Written task:
From the listing below, extract every line in which the word "that" appears.

Collected data entries:
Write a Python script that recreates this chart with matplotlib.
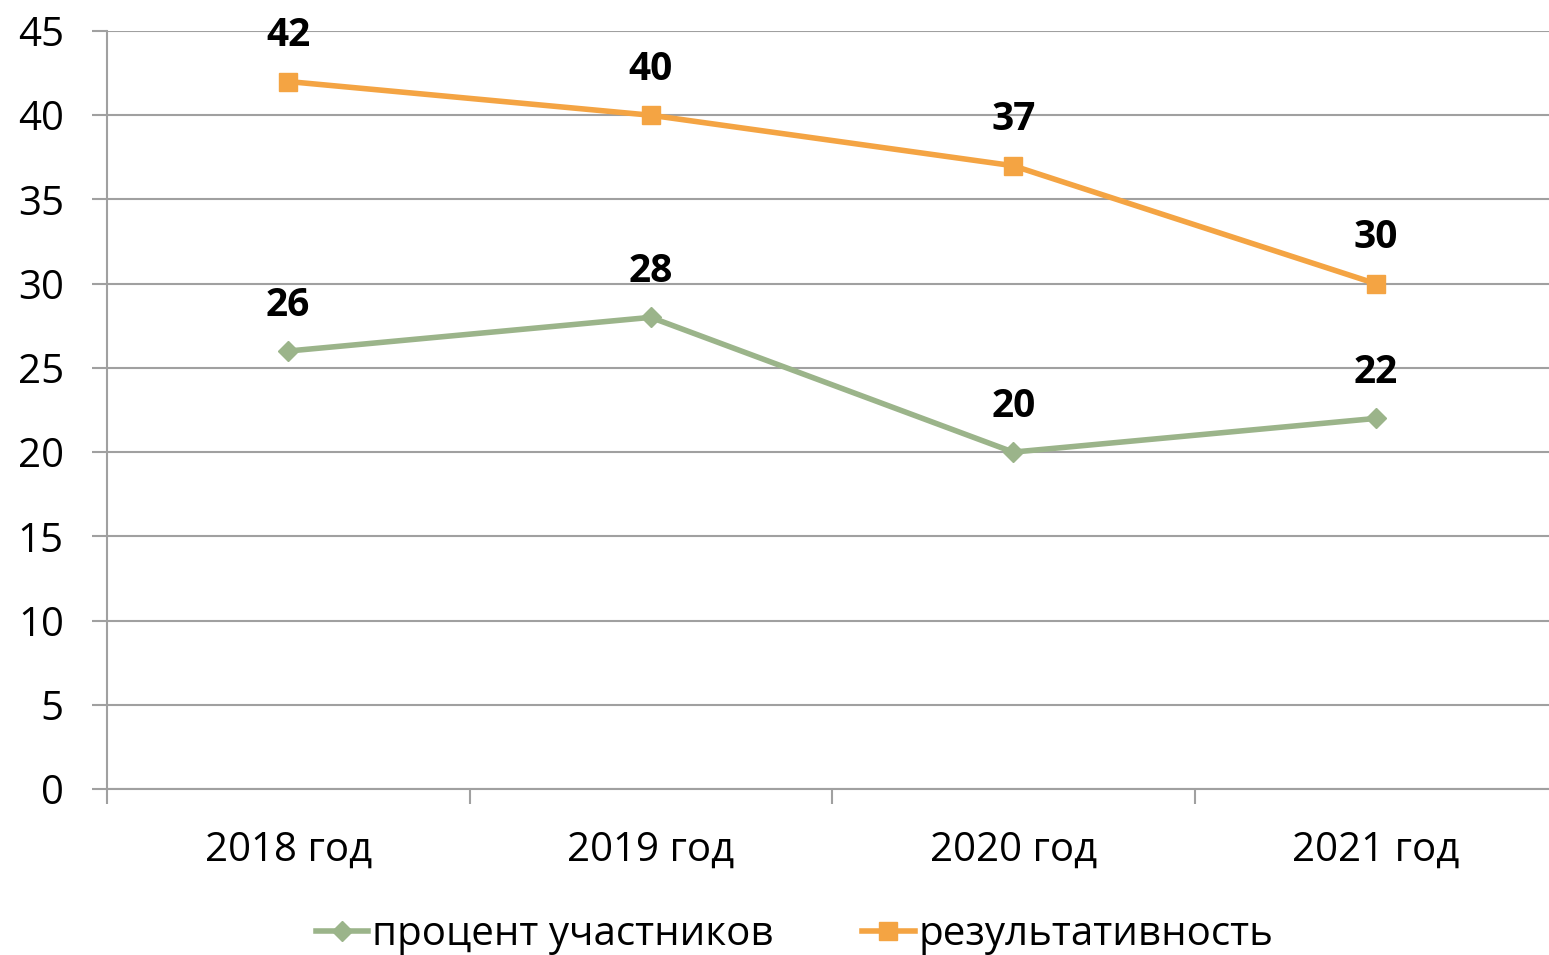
import matplotlib
matplotlib.use('Agg')
from matplotlib import pyplot as plt
from matplotlib.ticker import FixedLocator

plt.rcParams['font.family'] = ['Open Sans', 'DejaVu Sans']

categories = ['2018 год', '2019 год', '2020 год', '2021 год']
participants = [26, 28, 20, 22]
performance = [42, 40, 37, 30]
yticks = [0, 5, 10, 15, 20, 25, 30, 35, 40, 45]

green = '#9BB48A'
orange = '#F4A443'
grid = '#A0A0A0'

fig = plt.figure(figsize=(15.49, 9.55), dpi=100)
ax = fig.add_axes([107 / 1549, 166 / 955, 1450 / 1549, 758 / 955])

x = list(range(len(categories)))
ax.plot(x, participants, color=green, lw=4, marker='D', ms=10,
        label='процент участников', zorder=3)
ax.plot(x, performance, color=orange, lw=4, marker='s', ms=13,
        label='результативность', zorder=3)

# data labels above each point
for series in (participants, performance):
    for xi, v in zip(x, series):
        ax.annotate(str(v), (xi, v), xytext=(0, 33), textcoords='offset points',
                    ha='center', va='center', fontsize=28, fontweight='bold')

ax.set_xlim(-0.5, 3.5)
ax.set_ylim(0, 45)
ax.set_yticks(yticks)
ax.yaxis.grid(True, color=grid, lw=1.5)
ax.set_axisbelow(True)

ax.set_xticks(x)
ax.set_xticklabels(categories, fontsize=29)
ax.xaxis.set_minor_locator(FixedLocator([-0.5, 0.5, 1.5, 2.5, 3.5]))
ax.tick_params(axis='x', which='major', length=0, pad=30)
ax.tick_params(axis='x', which='minor', length=11, width=1.5, color=grid)
ax.tick_params(axis='y', length=11, width=1.5, color=grid, labelsize=29, pad=20)

for s in ['top', 'right']:
    ax.spines[s].set_visible(False)
for s in ['left', 'bottom']:
    ax.spines[s].set_color(grid)
    ax.spines[s].set_linewidth(1.5)

fig.legend(loc='lower center', bbox_to_anchor=(0.513, -0.038), ncol=2,
           frameon=False, fontsize=29, handlelength=1.3, handletextpad=0.1,
           columnspacing=2.2)

fig.savefig('out.png', dpi=100)
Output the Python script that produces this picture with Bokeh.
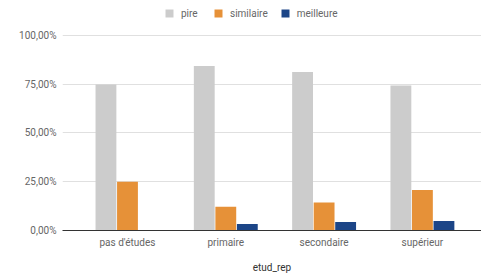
from bokeh.plotting import figure
from bokeh.models import ColumnDataSource, Range1d, FixedTicker, Legend, LegendItem
from bokeh.transform import dodge
from bokeh.embed import file_html
from bokeh.resources import INLINE

categories = ["pas d'études", "primaire", "secondaire", "supérieur"]
pire = [0.748, 0.842, 0.812, 0.743]
similaire = [0.250, 0.122, 0.144, 0.207]
meilleure = [0.0, 0.033, 0.043, 0.049]
series_names = ["pire", "similaire", "meilleure"]
colors = ["#cccccc", "#e69138", "#1c4587"]
y_ticks = [0, 0.25, 0.5, 0.75, 1.0]
y_tick_labels = ["0,00%", "25,00%", "50,00%", "75,00%", "100,00%"]

FONT = "Roboto"

x_pos = [i + 0.5 for i in range(len(categories))]
src = ColumnDataSource(dict(x=x_pos, pire=pire, similaire=similaire, meilleure=meilleure))

# frame spans full height above the axis; the extra headroom holds the legend
p = figure(width=481, height=275, output_backend="svg", toolbar_location=None,
           x_range=Range1d(-0.161, 4.101), y_range=Range1d(0, 232 / 197))
p.min_border_left = 62
p.min_border_right = 0
p.min_border_top = 0
p.min_border_bottom = 43
p.outline_line_color = None
p.background_fill_color = "white"
p.border_fill_color = "white"

offsets = [-0.219, 0.0, 0.219]
renderers = []
for name, col, off in zip(series_names, colors, offsets):
    r = p.vbar(x=dodge("x", off), top=name, width=0.212,
               source=src, fill_color=col, line_color=None)
    renderers.append(r)

p.xgrid.visible = False
p.ygrid.grid_line_color = "#e0e0e0"
p.ygrid.ticker = FixedTicker(ticks=y_ticks)

p.xaxis.ticker = FixedTicker(ticks=x_pos)
p.xaxis.major_label_overrides = {x: c for x, c in zip(x_pos, categories)}
p.xaxis.major_tick_line_color = None
p.xaxis.minor_tick_line_color = None
p.xaxis.axis_line_color = "#333333"
p.xaxis.major_label_text_font = FONT
p.xaxis.major_label_text_font_size = "10px"
p.xaxis.major_label_text_color = "#666666"
p.xaxis.major_label_standoff = 0
p.xaxis.axis_label = "etud_rep"
p.xaxis.axis_label_text_font = FONT
p.xaxis.axis_label_text_font_size = "10px"
p.xaxis.axis_label_text_font_style = "normal"
p.xaxis.axis_label_text_color = "#333333"
p.xaxis.axis_label_standoff = 11

p.yaxis.ticker = FixedTicker(ticks=y_ticks)
p.yaxis.major_label_overrides = {t: l for t, l in zip(y_ticks, y_tick_labels)}
p.yaxis.axis_line_color = None
p.yaxis.major_tick_line_color = None
p.yaxis.minor_tick_line_color = None
p.yaxis.major_label_text_font = FONT
p.yaxis.major_label_text_font_size = "10px"
p.yaxis.major_label_text_color = "#666666"
p.yaxis.major_label_standoff = 0

legend = Legend(items=[LegendItem(label=n, renderers=[r]) for n, r in zip(series_names, renderers)],
                orientation="horizontal", location=(102, 211))
legend.label_text_font = FONT
legend.label_text_font_size = "10px"
legend.label_text_color = "#666666"
legend.glyph_width = 10
legend.glyph_height = 10
legend.label_standoff = 7
legend.spacing = 12
legend.padding = 2
legend.margin = 0
legend.border_line_color = None
legend.background_fill_alpha = 0
legend.label_height = 12
p.add_layout(legend, "center")

open("out.html", "w").write(file_html(p, INLINE))
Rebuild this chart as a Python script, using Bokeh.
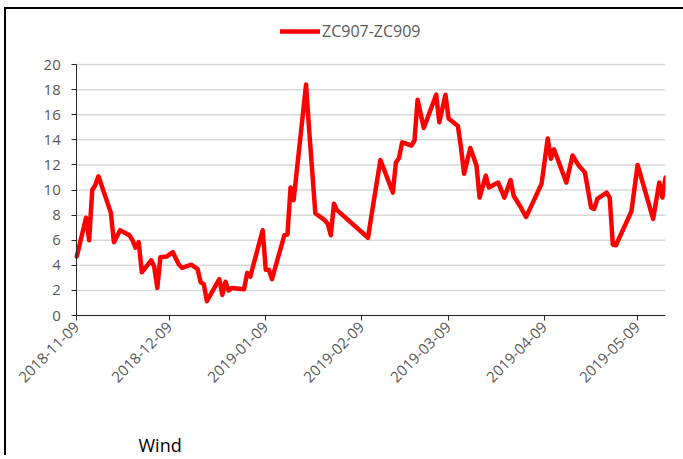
import datetime as dt
from math import pi
from bokeh.plotting import figure
from bokeh.models import (Range1d, FixedTicker, Legend, LegendItem, Label,
                          DatetimeTickFormatter, ColumnDataSource)
from bokeh.embed import file_html
from bokeh.resources import INLINE

# ---------------- data ----------------
series_name = "ZC907-ZC909"
caption = "Wind"

dates = [
    "2018-11-09", "2018-11-12", "2018-11-13", "2018-11-14", "2018-11-15", "2018-11-16",
    "2018-11-20", "2018-11-21", "2018-11-23", "2018-11-26", "2018-11-27", "2018-11-28",
    "2018-11-29", "2018-11-30", "2018-12-03", "2018-12-04", "2018-12-05", "2018-12-06",
    "2018-12-08", "2018-12-10", "2018-12-12", "2018-12-13", "2018-12-16", "2018-12-18",
    "2018-12-19", "2018-12-20", "2018-12-21", "2018-12-25", "2018-12-26", "2018-12-27",
    "2018-12-28", "2018-12-29", "2019-01-02", "2019-01-03", "2019-01-04", "2019-01-08",
    "2019-01-09", "2019-01-10", "2019-01-11", "2019-01-15", "2019-01-16", "2019-01-17",
    "2019-01-18", "2019-01-22", "2019-01-23", "2019-01-25", "2019-01-28", "2019-01-29",
    "2019-01-30", "2019-01-31", "2019-02-01", "2019-02-11", "2019-02-12", "2019-02-15",
    "2019-02-19", "2019-02-20", "2019-02-21", "2019-02-22", "2019-02-25", "2019-02-26",
    "2019-02-27", "2019-03-01", "2019-03-05", "2019-03-06", "2019-03-08", "2019-03-09",
    "2019-03-11", "2019-03-12", "2019-03-13", "2019-03-14", "2019-03-16", "2019-03-18",
    "2019-03-19", "2019-03-21", "2019-03-22", "2019-03-25", "2019-03-27", "2019-03-29",
    "2019-03-30", "2019-04-01", "2019-04-03", "2019-04-05", "2019-04-08", "2019-04-10",
    "2019-04-11", "2019-04-12", "2019-04-16", "2019-04-18", "2019-04-20", "2019-04-22",
    "2019-04-24", "2019-04-25", "2019-04-26", "2019-04-29", "2019-04-30", "2019-05-01",
    "2019-05-02", "2019-05-07", "2019-05-09", "2019-05-14", "2019-05-16", "2019-05-17",
    "2019-05-18",
]
values = [
    4.7, 7.8, 6.0, 10.0, 10.4, 11.1,
    8.2, 5.85, 6.8, 6.4, 6.0, 5.4,
    5.85, 3.45, 4.4, 3.9, 2.2, 4.65,
    4.7, 5.05, 4.05, 3.8, 4.05, 3.7,
    2.65, 2.5, 1.15, 2.9, 1.65, 2.7,
    2.0, 2.2, 2.1, 3.4, 3.1, 6.8,
    3.65, 3.65, 2.9, 6.4, 6.45, 10.2,
    9.2, 18.4, 14.8, 8.15, 7.6, 7.3,
    6.4, 8.9, 8.4, 6.2, 7.8, 12.4,
    9.8, 12.2, 12.55, 13.8, 13.55, 13.95,
    17.2, 14.95, 17.6, 15.4, 17.6, 15.7,
    15.3, 15.1, 13.4, 11.3, 13.35, 11.95,
    9.4, 11.15, 10.2, 10.6, 9.4, 10.8,
    9.55, 8.75, 7.85, 8.9, 10.5, 14.1,
    12.5, 13.25, 10.6, 12.75, 11.95, 11.4,
    8.6, 8.5, 9.3, 9.8, 9.4, 5.65,
    5.6, 8.3, 12.0, 7.7, 10.6, 9.4,
    11.0,
]
x_tick_labels = ["2018-11-09", "2018-12-09", "2019-01-09", "2019-02-09",
                 "2019-03-09", "2019-04-09", "2019-05-09"]
y_ticks = [0, 2, 4, 6, 8, 10, 12, 14, 16, 18, 20]

# ---------------- layout constants ----------------
FONT = "Open Sans"
GRAY = "#595959"
AXIS = "#262626"
# blank room around the plot area (legend above, labels/caption below, y labels left);
# the axes themselves stay on 0..20 and on the first..last date
Y_TOP = 23.59
Y_BOT = -11.31
X_PAD_DAYS = 22.67


def to_ms(s):
    return (dt.datetime.strptime(s, "%Y-%m-%d") - dt.datetime(1970, 1, 1)).total_seconds() * 1000


x_ms = [to_ms(d) for d in dates]
tick_ms = [to_ms(s) for s in x_tick_labels]
x0, x1 = x_ms[0], x_ms[-1]

src = ColumnDataSource(data=dict(x=x_ms, y=values))
grid_src = ColumnDataSource(data=dict(x0=[x0] * len(y_ticks), x1=[x1] * len(y_ticks),
                                      y=y_ticks))

p = figure(width=679, height=448, x_axis_type="datetime",
           output_backend="svg", toolbar_location=None,
           x_range=Range1d(x0 - X_PAD_DAYS * 86400000, x1), y_range=Range1d(Y_BOT, Y_TOP),
           min_border_left=0, min_border_right=20,
           min_border_top=10, min_border_bottom=0)
p.styles = {"margin-left": "4px", "margin-top": "7px",
            "border-left": "2px solid black", "border-top": "2px solid black",
            "border-right": "none", "border-bottom": "none"}
p.outline_line_color = None
p.background_fill_color = "white"
p.border_fill_color = "white"
p.xgrid.grid_line_color = None
p.ygrid.grid_line_color = None

# horizontal gridlines at the y ticks, spanning the dated part only
p.segment(x0="x0", y0="y", x1="x1", y1="y", source=grid_src,
          line_color="#d9d9d9", line_width=1.5)

r = p.line(x="x", y="y", source=src, line_color="#ff0000", line_width=4.5,
           line_join="round", line_cap="round")

# axes (placed inside the frame so nothing gets clipped)
p.xaxis.ticker = FixedTicker(ticks=tick_ms)
fmt = "%Y-%m-%d"
p.xaxis.formatter = DatetimeTickFormatter(days=fmt, months=fmt, years=fmt, hours=fmt,
                                          hourmin=fmt, minutes=fmt, minsec=fmt,
                                          seconds=fmt, milliseconds=fmt, microseconds=fmt)
p.xaxis.major_label_orientation = pi / 4
p.xaxis.fixed_location = 0
p.xaxis.bounds = (x0, x1)
p.yaxis.ticker = FixedTicker(ticks=y_ticks)
p.yaxis.bounds = (y_ticks[0], y_ticks[-1])
p.yaxis.fixed_location = x0

for ax in (p.xaxis[0], p.yaxis[0]):
    ax.axis_line_color = AXIS
    ax.axis_line_width = 1
    ax.major_tick_line_color = AXIS
    ax.major_tick_out = 5
    ax.major_tick_in = 0
    ax.minor_tick_line_color = None
    ax.major_label_text_font = FONT
    ax.major_label_text_font_size = "15px"
    ax.major_label_text_color = GRAY
p.yaxis.major_label_standoff = 11
p.xaxis.major_label_standoff = 4

legend = Legend(items=[LegendItem(label=series_name, renderers=[r])],
                location=(274, 415), orientation="horizontal",
                glyph_width=40, glyph_height=20, label_height=20,
                label_standoff=2, padding=0, margin=0, spacing=0,
                border_line_color=None, background_fill_alpha=0,
                label_text_font=FONT, label_text_font_size="16px",
                label_text_color=GRAY)
p.add_layout(legend)

p.add_layout(Label(x=132, y=13, x_units="screen", y_units="screen", text=caption,
                   text_font=FONT, text_font_size="18px", text_color="black",
                   text_baseline="middle"))

open("out.html", "w").write(file_html(p, INLINE))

Answer in full:
Write a Python script that recreates this chart with matplotlib.
Output the Python script that produces this picture with Bokeh.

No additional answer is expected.